As I said that, she kissed me gently, on the lips. I drew her to me and kissed back, somewhat more vigorously. Meanwhile the amber sky was turning bright papaya red - a long, that captivating, tropical, incredibly kitsch papaya-orange-amber.

The Pelican which had been observing us - for so long - flew off, its silhouette gliding ever so low over the waves. Without speaking, we went into the sea and swam out to the sand bank. At first we did not want to return to shore: the twilight, the breeze, the temperature - all was velvet, and we both felt it. Dinner followed and then room 44, Leda's room.

As we awoke, the wind was blowing the curtains half way into the room; the sun's rays adorning the walls with the spectrum, white plumage wafting in the air. She was still half asleep, her golden hair like an impressionistic design on the pillow. I smelled the vestiges of perfume on her neck and shoulders.... One more swim on the agenda. Then luggage, taxi, airport.
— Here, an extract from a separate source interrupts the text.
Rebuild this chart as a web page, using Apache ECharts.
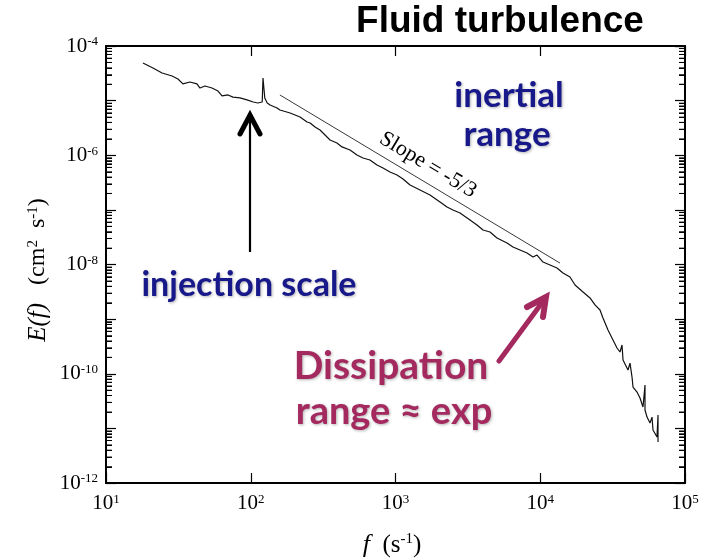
<!DOCTYPE html>
<html><head><meta charset="utf-8">
<script src="https://cdn.jsdelivr.net/npm/echarts@6/dist/echarts.min.js"></script>
<style>html,body{margin:0;padding:0;background:#fff}#c{width:710px;height:560px}</style>
</head><body><div id="c"></div>
<script>
// Measured spectrum E(f) (cm^2 s^-1) versus f (s^-1)
const freq = [18.0, 21.1, 24.4, 28.6, 31.4, 34.0, 38.0, 42.5, 44.6, 48.3, 54.0, 59.4, 63.3, 69.6, 75.4, 84.3, 94.2, 104, 112, 120, 121.5, 125, 130, 136, 152,
  159, 187, 219, 245, 257, 278, 301, 326, 353, 394, 427, 485, 542, 596, 666, 745, 820, 916, 1024, 1127,
  1260, 1477, 1731, 2030, 2269, 2496, 2790, 3271, 3656, 4022, 4496, 5026, 5893, 6481, 7245, 8100, 8912, 9496, 10450, 11680, 13050, 14360, 16050,
  17390, 19740, 22070, 23890, 25870, 27130, 29380, 31810, 33900, 35560, 36720, 37310, 40390, 41690, 43050, 43740, 46610, 48880, 51260, 52930, 52930, 54640, 57310, 59160, 60110, 64070, 65100, 65100];
const energy = [4.89e-5, 3.95e-5, 3.21e-5, 2.82e-5, 2.49e-5, 2.02e-5, 2.19e-5, 2.02e-5, 1.70e-5, 1.85e-5, 1.70e-5, 1.50e-5, 1.22e-5, 1.27e-5, 1.16e-5, 1.12e-5, 1.03e-5, 9.44e-6, 9.06e-6, 9.44e-6, 2.59e-5, 1.12e-5, 9.06e-6, 8.32e-6, 7.33e-6,
  6.74e-6, 5.93e-6, 5.01e-6, 4.06e-6, 3.89e-6, 3.29e-6, 2.90e-6, 2.35e-6, 1.90e-6, 1.68e-6, 1.42e-6, 1.25e-6, 1.01e-6, 8.91e-7, 8.19e-7, 6.63e-7, 5.85e-7, 4.94e-7, 4.35e-7, 3.67e-7,
  2.85e-7, 2.31e-7, 1.87e-7, 1.39e-7, 1.13e-7, 9.95e-8, 8.77e-8, 6.53e-8, 5.29e-8, 4.28e-8, 3.94e-8, 3.06e-8, 2.48e-8, 2.09e-8, 1.84e-8, 1.62e-8, 1.37e-8, 1.49e-8, 1.11e-8, 9.80e-9, 8.63e-9, 6.99e-9, 5.90e-9,
  4.22e-9, 3.14e-9, 2.44e-9, 1.82e-9, 1.47e-9, 1.05e-9, 6.33e-10, 4.15e-10, 2.96e-10, 2.50e-10, 3.36e-10, 1.79e-10, 1.17e-10, 1.57e-10, 8.71e-11, 5.71e-11, 4.63e-11, 3.60e-11, 2.46e-11, 6.22e-11, 2.17e-11, 1.61e-11, 1.25e-11, 1.61e-11, 9.33e-12, 6.95e-12, 1.76e-11, 5.62e-12];
// Reference line, slope = -5/3
const slopeFreq = [159, 13700];
const slopeEnergy = [1.27e-5, 1.06e-8];
// Axis ranges
const xRange = [10, 1e5];
const yRange = [1e-12, 1e-4];
const minorMantissas = [2, 3, 4, 5, 6, 7, 8, 9];

const serif = '"Liberation Serif","DejaVu Serif",serif';
const sans = 'Lato,"Open Sans",sans-serif';
const navy = '#17188a';
const plum = '#a3295f';
const supLabel = (v, every) => {
  const e = Math.round(Math.log10(v));
  if (every === 2 && e % 2 !== 0) return '';
  return '{b|10}{s|' + e + '}';
};
const labelRich = {
  b: {fontSize: 21, fontFamily: serif, color: '#000'},
  s: {fontSize: 13, fontFamily: serif, color: '#000', verticalAlign: 'top', padding: [0, 0, 8, 0]}
};
const shadow = {textShadowColor: 'rgba(0,0,0,0.3)', textShadowBlur: 3, textShadowOffsetX: 1, textShadowOffsetY: 1};

const grid = {left: 106, right: 25, top: 46, bottom: 77};
const W = 710, H = 560;
const chart = echarts.init(document.getElementById('c'), null, {renderer: 'canvas', width: W, height: H});
const axBase = {
  type: 'log', logBase: 10,
  axisLine: {show: true, lineStyle: {color: '#000', width: 2}},
  axisTick: {show: true, inside: true, length: 10, lineStyle: {color: '#000', width: 1.2}},
  splitLine: {show: false}
};

// minor (logarithmic) tick values for the left/right frame
const ly0 = Math.round(Math.log10(yRange[0])), ly1 = Math.round(Math.log10(yRange[1]));
const minorVals = [];
for (let e = ly0; e < ly1; e++) {
  for (let k = 0; k < minorMantissas.length; k++) minorVals.push(minorMantissas[k] * Math.pow(10, e));
}
const tickMark = (side, off) => ({
  type: 'scatter', xAxisIndex: 0, yAxisIndex: 0, silent: true, z: 5, clip: false,
  data: minorVals.map(v => [side, v]),
  symbol: 'rect', symbolSize: [6, 1], symbolOffset: [off, 0], itemStyle: {color: '#000'}
});
// same ticks as plain strokes on the frame (grid pixel geometry)
const gx0 = grid.left, gx1 = W - grid.right, gy0 = grid.top, gy1 = H - grid.bottom;
const tickLines = [];
minorVals.forEach(v => {
  const y = Math.round(gy1 - (Math.log10(v) - ly0) / (ly1 - ly0) * (gy1 - gy0)) + 0.5;
  tickLines.push({type: 'polyline', shape: {points: [[gx0, y], [gx0 + 6, y]]}, style: {stroke: '#000', lineWidth: 1, fill: null}});
  tickLines.push({type: 'polyline', shape: {points: [[gx1 - 6, y], [gx1, y]]}, style: {stroke: '#000', lineWidth: 1, fill: null}});
});

const annotations = [
  {type: 'text', x: 500, y: 22, style: {text: 'Fluid turbulence', align: 'center', verticalAlign: 'middle',
    fontFamily: '"Liberation Sans",Arial,sans-serif', fontWeight: 'bold', fontSize: 37, fill: '#000'}},
  {type: 'text', x: 392, y: 545, style: {
    text: '{i|f}{n|  (s}{s|-1}{n|)}', align: 'center', verticalAlign: 'middle',
    rich: {i: {fontSize: 26, fontFamily: serif, fontStyle: 'italic'}, n: {fontSize: 25, fontFamily: serif},
      s: {fontSize: 15, fontFamily: serif, verticalAlign: 'top', padding: [0, 0, 10, 0]}}}},
  {type: 'text', x: 38, y: 270, rotation: Math.PI / 2, style: {
    text: '{i|E(f)}{n|   (cm}{s|2}{n|  s}{s|-1}{n|)}', align: 'center', verticalAlign: 'middle',
    rich: {i: {fontSize: 25, fontFamily: serif, fontStyle: 'italic'}, n: {fontSize: 24, fontFamily: serif},
      s: {fontSize: 15, fontFamily: serif, verticalAlign: 'top', padding: [0, 0, 10, 0]}}}},
  {type: 'text', x: 428, y: 165, rotation: -0.54, style: {
    text: 'Slope = -5/3', align: 'center', verticalAlign: 'middle', fontSize: 22, fontFamily: serif, fill: '#000'}},
  {type: 'text', x: 509, y: 96, style: Object.assign({text: 'inertial', align: 'center', verticalAlign: 'middle',
    fontSize: 35, fontWeight: 'bold', fontFamily: sans, fill: navy}, shadow)},
  {type: 'text', x: 507, y: 135, style: Object.assign({text: 'range', align: 'center', verticalAlign: 'middle',
    fontSize: 35, fontWeight: 'bold', fontFamily: sans, fill: navy}, shadow)},
  {type: 'text', x: 249, y: 285, style: Object.assign({text: 'injection scale', align: 'center', verticalAlign: 'middle',
    fontSize: 34, fontWeight: 'bold', fontFamily: sans, fill: navy}, shadow)},
  {type: 'text', x: 391, y: 366, style: Object.assign({text: 'Dissipation', align: 'center', verticalAlign: 'middle',
    fontSize: 39, fontWeight: 'bold', fontFamily: sans, fill: plum}, shadow)},
  {type: 'text', x: 394, y: 412, style: Object.assign({text: 'range \u2248 exp', align: 'center', verticalAlign: 'middle',
    fontSize: 38, fontWeight: 'bold', fontFamily: sans, fill: plum}, shadow)},
  // black arrow
  {type: 'line', shape: {x1: 250, y1: 252, x2: 250, y2: 116}, style: {stroke: '#000', lineWidth: 2.2}},
  {type: 'polyline', shape: {points: [[240, 134], [250, 115], [260, 134]]}, style: {stroke: '#000', lineWidth: 5, fill: null, lineCap: 'round', lineJoin: 'miter'}},
  // plum arrow
  {type: 'line', shape: {x1: 499, y1: 361, x2: 544, y2: 300}, style: {stroke: plum, lineWidth: 5, lineCap: 'round'}},
  {type: 'polyline', shape: {points: [[527, 307], [546, 297], [543, 317]]}, style: {stroke: plum, lineWidth: 6, fill: null, lineCap: 'round', lineJoin: 'miter'}}
];

chart.setOption({
  animation: false,
  backgroundColor: '#fff',
  grid: grid,
  xAxis: [
    Object.assign({}, axBase, {min: xRange[0], max: xRange[1], position: 'bottom', splitNumber: 4,
      axisLabel: {margin: 10, formatter: v => supLabel(v, 1), rich: labelRich}}),
    Object.assign({}, axBase, {min: xRange[0], max: xRange[1], position: 'top', splitNumber: 4, axisLabel: {show: false}})
  ],
  yAxis: [
    Object.assign({}, axBase, {min: yRange[0], max: yRange[1], position: 'left', splitNumber: 8, interval: 1,
      axisLabel: {margin: 8, formatter: v => supLabel(v, 2), rich: labelRich}}),
    Object.assign({}, axBase, {min: yRange[0], max: yRange[1], position: 'right', splitNumber: 8, interval: 1, axisLabel: {show: false}})
  ],
  series: [
    {
      type: 'line', xAxisIndex: 0, yAxisIndex: 0, showSymbol: false, silent: true,
      data: freq.map((f, i) => [f, energy[i]]),
      lineStyle: {color: '#111', width: 1.2}
    },
    {
      type: 'line', xAxisIndex: 0, yAxisIndex: 0, showSymbol: false, silent: true,
      data: slopeFreq.map((f, i) => [f, slopeEnergy[i]]),
      lineStyle: {color: '#222', width: 0.9}
    },
    tickMark(xRange[0], 3),
    tickMark(xRange[1], -3)
  ],
  graphic: annotations.concat(tickLines)
});
</script></body></html>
Three days without her... damned solitude!

I looked forward to strolling with her along the embankment of the Vltava and going for dinner at U Lorety on the hill facing the Czerny Palace... It occurred to me that Rilke had also written a poem about the old Loreto monastery... I imagined Henrietta with her vade mecum, her anthology of 20th century poetry, entering U Lorety and ordering a papaya. But no, she was not just a papaya eater. Ten thousand kilometers away she assured me over the phone that she would also enjoy a hearty middle-European Schnitzel - with or without a slice of pineapple on it.

When it was my turn to fly back to "reality", I already knew that this vacation was also reality: Wasn't Henrietta reality? Wasn't the beach just as real as the conferences, commissions and word processors? Tomorrow and next week and next month, while I toil away at my overcrowded desk, evaluating data, examining reports, pushing papers, the coconut trees will still be swaying with the trade winds, the tourists will persist in overeating, and late afternoons a few romantics will still linger on the white sand, looking out into the vastness of the sea, observing the silhouette of a passing cruise ship, experiencing nirvana: enjoying the ludicrous papaya sunsets of Aruba.